Recorded data:
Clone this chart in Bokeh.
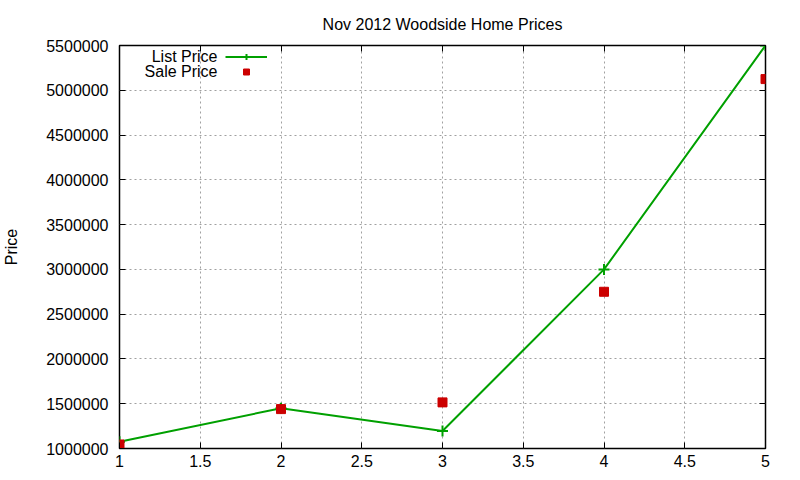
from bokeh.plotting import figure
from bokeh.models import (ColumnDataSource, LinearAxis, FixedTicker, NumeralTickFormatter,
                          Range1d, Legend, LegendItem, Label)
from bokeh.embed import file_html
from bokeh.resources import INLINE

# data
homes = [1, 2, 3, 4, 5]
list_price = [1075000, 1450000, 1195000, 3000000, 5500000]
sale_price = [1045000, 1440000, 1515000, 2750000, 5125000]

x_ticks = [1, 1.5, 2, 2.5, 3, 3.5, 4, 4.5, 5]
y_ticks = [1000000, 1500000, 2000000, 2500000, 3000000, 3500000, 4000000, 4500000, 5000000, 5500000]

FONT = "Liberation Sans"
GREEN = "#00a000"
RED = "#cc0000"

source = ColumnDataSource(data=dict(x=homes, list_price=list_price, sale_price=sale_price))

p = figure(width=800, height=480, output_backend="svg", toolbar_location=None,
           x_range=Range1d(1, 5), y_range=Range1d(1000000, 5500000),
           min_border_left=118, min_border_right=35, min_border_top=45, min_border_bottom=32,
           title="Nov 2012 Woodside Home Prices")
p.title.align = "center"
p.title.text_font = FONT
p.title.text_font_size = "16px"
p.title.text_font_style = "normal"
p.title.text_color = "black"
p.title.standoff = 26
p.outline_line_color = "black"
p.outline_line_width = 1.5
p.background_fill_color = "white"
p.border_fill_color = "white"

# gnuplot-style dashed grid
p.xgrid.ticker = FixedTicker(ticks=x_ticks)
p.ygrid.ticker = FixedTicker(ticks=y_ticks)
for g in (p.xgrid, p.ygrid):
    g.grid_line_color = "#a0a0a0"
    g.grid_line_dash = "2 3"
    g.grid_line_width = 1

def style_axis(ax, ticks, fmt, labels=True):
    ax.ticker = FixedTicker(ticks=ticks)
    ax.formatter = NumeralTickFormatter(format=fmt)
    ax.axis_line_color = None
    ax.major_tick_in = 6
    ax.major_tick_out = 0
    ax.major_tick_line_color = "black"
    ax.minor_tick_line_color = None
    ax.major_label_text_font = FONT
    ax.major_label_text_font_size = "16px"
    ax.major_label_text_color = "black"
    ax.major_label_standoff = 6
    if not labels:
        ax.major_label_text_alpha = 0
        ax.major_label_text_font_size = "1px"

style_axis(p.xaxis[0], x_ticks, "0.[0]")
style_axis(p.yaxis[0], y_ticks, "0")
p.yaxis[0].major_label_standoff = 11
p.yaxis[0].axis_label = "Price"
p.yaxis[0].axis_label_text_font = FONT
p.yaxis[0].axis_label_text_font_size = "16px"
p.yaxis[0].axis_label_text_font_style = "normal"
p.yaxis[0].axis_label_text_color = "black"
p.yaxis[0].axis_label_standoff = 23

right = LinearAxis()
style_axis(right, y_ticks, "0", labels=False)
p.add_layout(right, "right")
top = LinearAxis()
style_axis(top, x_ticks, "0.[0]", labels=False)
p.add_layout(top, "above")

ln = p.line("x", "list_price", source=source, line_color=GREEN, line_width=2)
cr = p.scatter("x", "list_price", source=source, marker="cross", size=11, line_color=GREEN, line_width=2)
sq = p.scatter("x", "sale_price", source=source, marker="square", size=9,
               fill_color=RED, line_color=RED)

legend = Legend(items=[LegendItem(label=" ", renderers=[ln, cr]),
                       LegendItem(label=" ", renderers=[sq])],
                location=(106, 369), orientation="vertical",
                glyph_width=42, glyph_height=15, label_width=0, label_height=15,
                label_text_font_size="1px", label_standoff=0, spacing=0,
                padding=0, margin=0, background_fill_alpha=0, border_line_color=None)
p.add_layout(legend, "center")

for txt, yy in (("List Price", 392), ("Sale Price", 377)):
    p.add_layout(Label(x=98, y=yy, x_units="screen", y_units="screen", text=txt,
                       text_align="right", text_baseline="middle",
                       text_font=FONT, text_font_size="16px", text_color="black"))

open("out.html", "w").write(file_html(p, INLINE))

Stated goal: Copy all the lines of data exactly as they appear, dropping any images.

Correct output:
Clone this chart in Bokeh.
from bokeh.plotting import figure
from bokeh.models import (ColumnDataSource, LinearAxis, FixedTicker, NumeralTickFormatter,
                          Range1d, Legend, LegendItem, Label)
from bokeh.embed import file_html
from bokeh.resources import INLINE

# data
homes = [1, 2, 3, 4, 5]
list_price = [1075000, 1450000, 1195000, 3000000, 5500000]
sale_price = [1045000, 1440000, 1515000, 2750000, 5125000]

x_ticks = [1, 1.5, 2, 2.5, 3, 3.5, 4, 4.5, 5]
y_ticks = [1000000, 1500000, 2000000, 2500000, 3000000, 3500000, 4000000, 4500000, 5000000, 5500000]

FONT = "Liberation Sans"
GREEN = "#00a000"
RED = "#cc0000"

source = ColumnDataSource(data=dict(x=homes, list_price=list_price, sale_price=sale_price))

p = figure(width=800, height=480, output_backend="svg", toolbar_location=None,
           x_range=Range1d(1, 5), y_range=Range1d(1000000, 5500000),
           min_border_left=118, min_border_right=35, min_border_top=45, min_border_bottom=32,
           title="Nov 2012 Woodside Home Prices")
p.title.align = "center"
p.title.text_font = FONT
p.title.text_font_size = "16px"
p.title.text_font_style = "normal"
p.title.text_color = "black"
p.title.standoff = 26
p.outline_line_color = "black"
p.outline_line_width = 1.5
p.background_fill_color = "white"
p.border_fill_color = "white"

# gnuplot-style dashed grid
p.xgrid.ticker = FixedTicker(ticks=x_ticks)
p.ygrid.ticker = FixedTicker(ticks=y_ticks)
for g in (p.xgrid, p.ygrid):
    g.grid_line_color = "#a0a0a0"
    g.grid_line_dash = "2 3"
    g.grid_line_width = 1

def style_axis(ax, ticks, fmt, labels=True):
    ax.ticker = FixedTicker(ticks=ticks)
    ax.formatter = NumeralTickFormatter(format=fmt)
    ax.axis_line_color = None
    ax.major_tick_in = 6
    ax.major_tick_out = 0
    ax.major_tick_line_color = "black"
    ax.minor_tick_line_color = None
    ax.major_label_text_font = FONT
    ax.major_label_text_font_size = "16px"
    ax.major_label_text_color = "black"
    ax.major_label_standoff = 6
    if not labels:
        ax.major_label_text_alpha = 0
        ax.major_label_text_font_size = "1px"

style_axis(p.xaxis[0], x_ticks, "0.[0]")
style_axis(p.yaxis[0], y_ticks, "0")
p.yaxis[0].major_label_standoff = 11
p.yaxis[0].axis_label = "Price"
p.yaxis[0].axis_label_text_font = FONT
p.yaxis[0].axis_label_text_font_size = "16px"
p.yaxis[0].axis_label_text_font_style = "normal"
p.yaxis[0].axis_label_text_color = "black"
p.yaxis[0].axis_label_standoff = 23

right = LinearAxis()
style_axis(right, y_ticks, "0", labels=False)
p.add_layout(right, "right")
top = LinearAxis()
style_axis(top, x_ticks, "0.[0]", labels=False)
p.add_layout(top, "above")

ln = p.line("x", "list_price", source=source, line_color=GREEN, line_width=2)
cr = p.scatter("x", "list_price", source=source, marker="cross", size=11, line_color=GREEN, line_width=2)
sq = p.scatter("x", "sale_price", source=source, marker="square", size=9,
               fill_color=RED, line_color=RED)

legend = Legend(items=[LegendItem(label=" ", renderers=[ln, cr]),
                       LegendItem(label=" ", renderers=[sq])],
                location=(106, 369), orientation="vertical",
                glyph_width=42, glyph_height=15, label_width=0, label_height=15,
                label_text_font_size="1px", label_standoff=0, spacing=0,
                padding=0, margin=0, background_fill_alpha=0, border_line_color=None)
p.add_layout(legend, "center")

for txt, yy in (("List Price", 392), ("Sale Price", 377)):
    p.add_layout(Label(x=98, y=yy, x_units="screen", y_units="screen", text=txt,
                       text_align="right", text_baseline="middle",
                       text_font=FONT, text_font_size="16px", text_color="black"))

open("out.html", "w").write(file_html(p, INLINE))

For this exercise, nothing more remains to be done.